3.3 Reduction of P-containing glycolytic intermediates in barley
and other plant species under Al stress
We first conducted metabolomics of the root tips of XZ29 and XZ9 under
6-72 h of Al treatment and identified a total of 52 primary metabolites
(Table S6). The temporal changes of these metabolites were measured and
analyzed with K-means clustering (Figure 4a). Most of the metabolites in
Clusters 1, 2 and 3 showed a gradual decrease during 24-72 h of Al
treatment. Interestingly, most of these metabolites belong to the
glycolysis pathway and its branches.
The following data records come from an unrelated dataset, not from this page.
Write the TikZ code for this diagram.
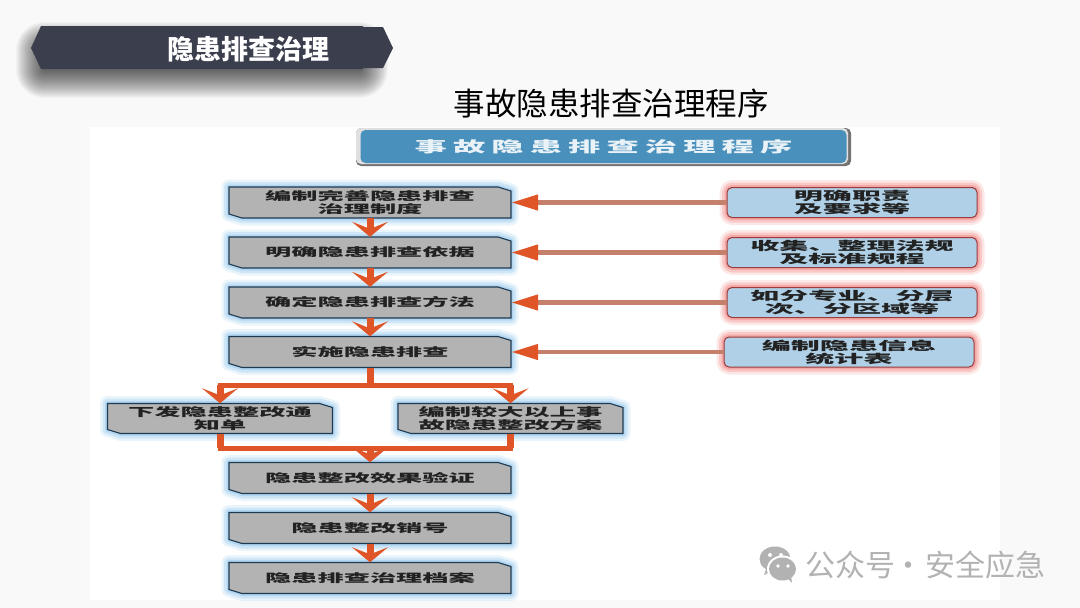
\documentclass[tikz,border=0pt]{standalone}
\usepackage{fontspec}
\usepackage{graphicx}
\setmainfont{Noto Sans CJK SC}
\newfontfamily\hdrfont[LetterSpace=19]{Noto Sans CJK SC}
\usetikzlibrary{arrows.meta,calc}
\definecolor{pagebg}{HTML}{F9F9F9}
\definecolor{bannerc}{HTML}{3B3E4D}
\definecolor{arrowc}{HTML}{DF5528}
\definecolor{stemc}{HTML}{C4806A}
\definecolor{graybox}{HTML}{B3B3B3}
\definecolor{edgec}{HTML}{1F3B52}
\definecolor{glowb}{HTML}{7FBDEB}
\definecolor{glowr}{HTML}{F0706A}
\definecolor{paleb}{HTML}{AFD0E6}
\definecolor{noteedge}{HTML}{9A3A3A}
\definecolor{hdrb}{HTML}{4A90BC}
\definecolor{txtc}{HTML}{222222}
\definecolor{markc}{HTML}{B2B2B2}
\newcommand\sq[2][2.28]{\scalebox{#1}[1]{#2}}
\tikzset{
  glowing/.style={
    preaction={draw=#1,line width=15pt,opacity=.16,line join=round},
    preaction={draw=#1,line width=10pt,opacity=.25,line join=round},
    preaction={draw=#1,line width=5pt,opacity=.35,line join=round}},
  stepshape/.style={glowing=glowb,fill=graybox,draw=edgec,line width=1.1pt},
  steptext/.style={shape=rectangle,inner sep=0pt,align=center,text=txtc,
    font=\fontsize{11.5}{12.5}\selectfont\bfseries},
  notebox/.style={shape=rectangle,rounded corners=5pt,glowing=glowr,
    fill=paleb,draw=noteedge,line width=1pt,
    minimum width=250pt,minimum height=30pt,inner sep=0pt,align=center,text=txtc,
    font=\fontsize{12}{13}\selectfont\bfseries},
  flow/.style={draw=arrowc,line width=7pt,-{Stealth[length=15pt,width=36pt,inset=7pt,fill=arrowc]}},
  flowplain/.style={draw=arrowc,line width=5pt},
  feed/.style={draw=stemc,line width=4.5pt,-{Stealth[length=27pt,width=15pt,inset=0pt,color=arrowc,fill=arrowc]}}
}
% name, x, y, width, height, text
\newcommand\stepnode[6]{%
  \begin{scope}[shift={(#2,#3)}]
    \path[stepshape] ({-#4/2},{-#5/2}) -- ({#4/2-13},{-#5/2}) -- ({#4/2},{-#5/2+4})
      -- ({#4/2},{#5/2}) -- ({-#4/2+13},{#5/2}) -- ({-#4/2},{#5/2-4}) -- cycle;
  \end{scope}
  \node[steptext,minimum width=#4 pt,minimum height=#5 pt] (#1) at (#2,#3) {#6};}
\begin{document}
\begin{tikzpicture}[x=1pt,y=-1pt]
\useasboundingbox (0,0) rectangle (1080,608);
\fill[pagebg] (0,0) rectangle (1080,608);
\fill[white] (90,127) rectangle (1000,600);

% banner shadow
\foreach \w in {2,4,...,56}{
  \draw[black,opacity=.026,line width=\w pt,line join=round]
    (44,50)--(360,50)--(360,70)--(44,70)--cycle;
}
% banner
\fill[bannerc] (363,27)--(383,27)--(393,48)--(383,68)--(363,68)--cycle;
\fill[bannerc] (41,26)--(363,26)--(363,69)--(41,69)--(31,48)--cycle;
\node[text=white,inner sep=0pt,font=\fontsize{27}{28}\selectfont\bfseries] (bannertext) at (248,49) {隐患排查治理};
\node[text=black,inner sep=0pt,font=\fontsize{31.5}{32}\selectfont] (title) at (611,103) {事故隐患排查治理程序};

% header
\fill[rounded corners=5pt,fill=black!55] (356,128) rectangle (851,166);
\fill[rounded corners=5pt,fill=black!12] (356,128) rectangle (848,164);
\node[shape=rectangle,rounded corners=5pt,fill=hdrb,inner sep=0pt,minimum width=486pt,minimum height=33pt,
  text=white!88!hdrb,font=\fontsize{15}{16}\bfseries\selectfont] (header) at (603.5,146.5)
  {\sq[2.15]{\hdrfont\bfseries 事故隐患排查治理程序}};

% flow boxes
\stepnode{b1}{370}{202.5}{282}{31}{\sq{编制完善隐患排查}\\\sq{治理制度}}
\stepnode{b2}{370}{252.5}{282}{31}{\sq{明确隐患排查依据}}
\stepnode{b3}{370}{302.5}{282}{31}{\sq{确定隐患排查方法}}
\stepnode{b4}{370}{352}{282}{31}{\sq{实施隐患排查}}
\stepnode{s1}{220}{418.5}{225}{30}{\sq{下发隐患整改通}\\\sq{知单}}
\stepnode{s2}{510.5}{418.5}{225}{30}{\sq{编制较大以上事}\\\sq{故隐患整改方案}}
\stepnode{b5}{370}{478}{282}{31}{\sq{隐患整改效果验证}}
\stepnode{b6}{370}{528}{282}{31}{\sq{隐患整改销号}}
\stepnode{b7}{370}{578}{282}{31}{\sq{隐患排查治理档案}}

% notes
\node[notebox] (n1) at (852,202.5) {\sq[2.42]{明确职责}\\\sq[2.42]{及要求等}};
\node[notebox] (n2) at (852,252.5) {\sq[2.42]{收集、整理法规}\\\sq[2.42]{及标准规程}};
\node[notebox] (n3) at (852,302.5) {\sq[2.42]{如分专业、分层}\\\sq[2.42]{次、分区域等}};
\node[notebox] (n4) at (849,352) {\sq[2.42]{编制隐患信息}\\\sq[2.42]{统计表}};

% connectors
\foreach \a/\b in {b1/b2,b2/b3,b3/b4,b5/b6,b6/b7}{
  \draw[flow] (\a.south) -- (\b.north);
}
\foreach \a/\b in {n1/b1,n2/b2,n3/b3,n4/b4}{
  \draw[feed] (\a.west) -- (\b.east);
}
\coordinate (split) at (370,385);
\coordinate (merge) at (370,448);
\draw[flowplain,line width=7pt] (b4.south) -- (split);
\draw[flowplain,line cap=rect] (s1.north |- split) -- (s2.north |- split);
\draw[flow] (s1.north |- split) -- (s1.north);
\draw[flow] (s2.north |- split) -- (s2.north);
\draw[flowplain,line cap=rect] (s1.south |- merge) -- (s2.south |- merge);
\draw[flowplain,line width=7pt] (s1.south) -- (s1.south |- merge);
\draw[flowplain,line width=7pt] (s2.south) -- (s2.south |- merge);
\draw[flow] (merge) -- (b5.north);

% watermark
\fill[markc] (775,559) ellipse (15.5 and 12.5);
\fill[markc] (766,569)--(764,575)--(772,571)--cycle;
\fill[white] (782.5,569) ellipse (15.5 and 13.5);
\fill[markc] (782.5,569) ellipse (13.5 and 11.5);
\fill[markc] (787,578)--(792,583)--(791,575)--cycle;
\fill[white] (770,555) circle (2) (781,555) circle (2) (778,566) circle (1.8) (788,566) circle (1.8);
\node[text=markc,inner sep=0pt,anchor=west,font=\fontsize{30}{31}\selectfont] (mark) at (805,565) {公众号\hspace{-1.5pt}·\hspace{1.5pt}安全应急};
\end{tikzpicture}
\end{document}
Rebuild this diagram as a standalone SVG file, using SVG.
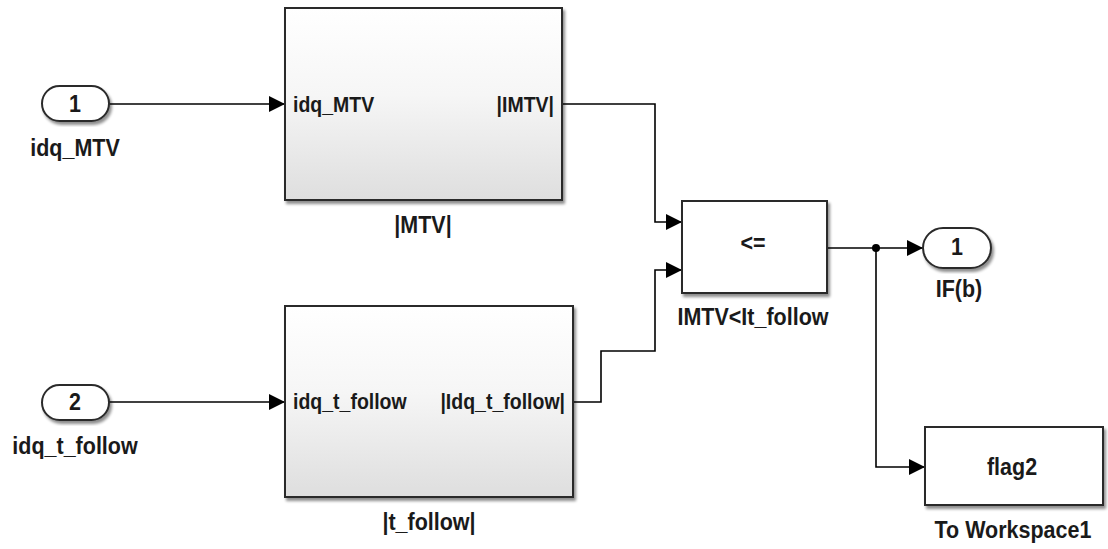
<svg xmlns="http://www.w3.org/2000/svg" width="1108" height="549" viewBox="0 0 1108 549">
  <style>
    text { font-family: "Liberation Sans", Arial, sans-serif; font-weight: bold; font-size: 21.5px; fill: #1a1a1a; }
    .port { font-size: 19.5px; }
    .mid { text-anchor: middle; }
    .end { text-anchor: end; }
    .blk { stroke: #2b2b2b; stroke-width: 2; }
    .wire { fill: none; stroke: #000; stroke-width: 1.6; }
  </style>
  <defs>
    <linearGradient id="subsysFill" x1="0" y1="0" x2="0" y2="1">
      <stop offset="0" stop-color="#ffffff"/>
      <stop offset="0.45" stop-color="#f6f6f6"/>
      <stop offset="1" stop-color="#dedede"/>
    </linearGradient>
    <filter id="shadow" x="-5%" y="-5%" width="115%" height="120%">
      <feGaussianBlur in="SourceAlpha" stdDeviation="1.5"/>
      <feOffset dx="2" dy="3" result="b"/>
      <feComponentTransfer><feFuncA type="linear" slope="0.45"/></feComponentTransfer>
      <feMerge><feMergeNode/><feMergeNode in="SourceGraphic"/></feMerge>
    </filter>
    <marker id="arrow" markerUnits="userSpaceOnUse" markerWidth="17" markerHeight="17" refX="16" refY="8" orient="auto">
      <path d="M0,0 L16,8 L0,16 z" fill="#000"/>
    </marker>
  </defs>

  <!-- signal lines -->
  <g id="connectors">
    <path class="wire" d="M109,104 H285" marker-end="url(#arrow)"/>
    <path class="wire" d="M109,402 H285" marker-end="url(#arrow)"/>
    <path class="wire" d="M562,104 H655 V222 H682" marker-end="url(#arrow)"/>
    <path class="wire" d="M573,402 H601 V351 H655 V270 H682" marker-end="url(#arrow)"/>
    <path class="wire" d="M827,248 H923" marker-end="url(#arrow)"/>
    <path class="wire" d="M876,248 V467 H925" marker-end="url(#arrow)"/>
    <circle cx="876" cy="248" r="4" fill="#000"/>
  </g>

  <!-- inport 1 -->
  <g id="inport1">
    <rect class="blk" x="42" y="86" width="67" height="35" rx="17.5" fill="#fff" filter="url(#shadow)"/>
    <text class="mid" transform="translate(75,112) scale(1,1.15)">1</text>
    <text class="mid" transform="translate(75,156) scale(1,1.15)">idq_MTV</text>
  </g>

  <!-- inport 2 -->
  <g id="inport2">
    <rect class="blk" x="42" y="385" width="67" height="35" rx="17.5" fill="#fff" filter="url(#shadow)"/>
    <text class="mid" transform="translate(75,410) scale(1,1.15)">2</text>
    <text class="mid" transform="translate(75,454) scale(1,1.15)">idq_t_follow</text>
  </g>

  <!-- subsystem |MTV| -->
  <g id="subsys_MTV">
    <rect class="blk" x="285" y="8" width="277" height="192" fill="url(#subsysFill)" filter="url(#shadow)"/>
    <text class="port" transform="translate(293,112) scale(1,1.15)">idq_MTV</text>
    <text class="port end" transform="translate(554,112) scale(1,1.15)">|IMTV|</text>
    <text class="mid" transform="translate(423,233) scale(1,1.15)">|MTV|</text>
  </g>

  <!-- subsystem |t_follow| -->
  <g id="subsys_t_follow">
    <rect class="blk" x="285" y="306" width="288" height="191" fill="url(#subsysFill)" filter="url(#shadow)"/>
    <text class="port" transform="translate(293,409) scale(1,1.15)">idq_t_follow</text>
    <text class="port end" transform="translate(565,409) scale(1,1.15)">|Idq_t_follow|</text>
    <text class="mid" transform="translate(429,530) scale(1,1.15)">|t_follow|</text>
  </g>

  <!-- relational operator -->
  <g id="compare">
    <rect class="blk" x="682" y="201" width="145" height="92" fill="#fff" filter="url(#shadow)"/>
    <text class="mid" transform="translate(753,251) scale(1,1.15)">&lt;=</text>
    <text class="mid" transform="translate(753,325) scale(1,1.15)">IMTV&lt;It_follow</text>
  </g>

  <!-- outport 1 -->
  <g id="outport1">
    <rect class="blk" x="923" y="228" width="68" height="40" rx="20" fill="#fff" filter="url(#shadow)"/>
    <text class="mid" transform="translate(957,255) scale(1,1.15)">1</text>
    <text class="mid" transform="translate(959,297) scale(1,1.15)">IF(b)</text>
  </g>

  <!-- to workspace -->
  <g id="toWorkspace1">
    <rect class="blk" x="925" y="427" width="178" height="78" fill="#fff" filter="url(#shadow)"/>
    <text class="mid" transform="translate(1012,475) scale(1,1.15)">flag2</text>
    <text class="mid" transform="translate(1013,538) scale(1,1.15)">To Workspace1</text>
  </g>
</svg>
The decrease in the five
P-containing glycolytic intermediates in Cluster 1 (glucose-6-phosphate,
Glu-6-P; fructose-6-phosphate, Fru-6-P; 3-phosphoglyceric acid, 3-PGA;
2-phosphoglyceric acid, 2-PGA; phosphoenolpyruvate, PEP) were larger and
occurred earlier in XZ9 than in XZ29 (Figure 4a, 4b). Many of the
metabolites downstream of glycolysis (inositol, galactinol, galactose,
serine, cysteine, leucine, isoleucine, threonine and valine) showed
similar patterns in XZ29 and XZ9, but the relative changes were greater
in XZ9 than for XZ29, especially at 72 h (Figures 4b, S7). Moreover,
highly significant correlations were detected between the glycolytic
intermediates and their downstream metabolites (Figure S8). In order to
understand the transcriptional regulation of the glycolysis pathway in
barley in response to Al stress, we examined the expression of key genes
in this pathway in XZ29 and XZ9 under 0.5h – 24h of Al treatments. The
up-regulations of Al-induced expression of most glycolysis pathway genes
were found earlier in XZ9 (6 h) than in XZ29 (12 h) (Figure 4b). The
opposing trends in gene expression and metabolite levels indicated that
the inhibition of glycolysis during Al stress may not occur at the
transcriptional level.
To further investigate whether the response of glycolytic intermediates
to Al stress is evolutionarily conserved in land plants, we performed
additional metabolome analysis in rhizoids of a liverwort
(Marchantia polymorpha ) and roots of a gymnosperm (Ginkgo
biloba ), a eudicot (Medicago truncatula ), and two monocots
(Zea mays and Triticum aestivum ). Al-induced reduction of
Glu-6-P and Fru-6-P were observed in roots of the examined plant
species, except for the rhizoids of liverwort (Figure 4c). Moreover,
Al-induced changes in sucrose, inositol, and threonine were detected in
all tested plant species (Figure 4c), indicating an early evolution of
these metabolites in Al response of land plants.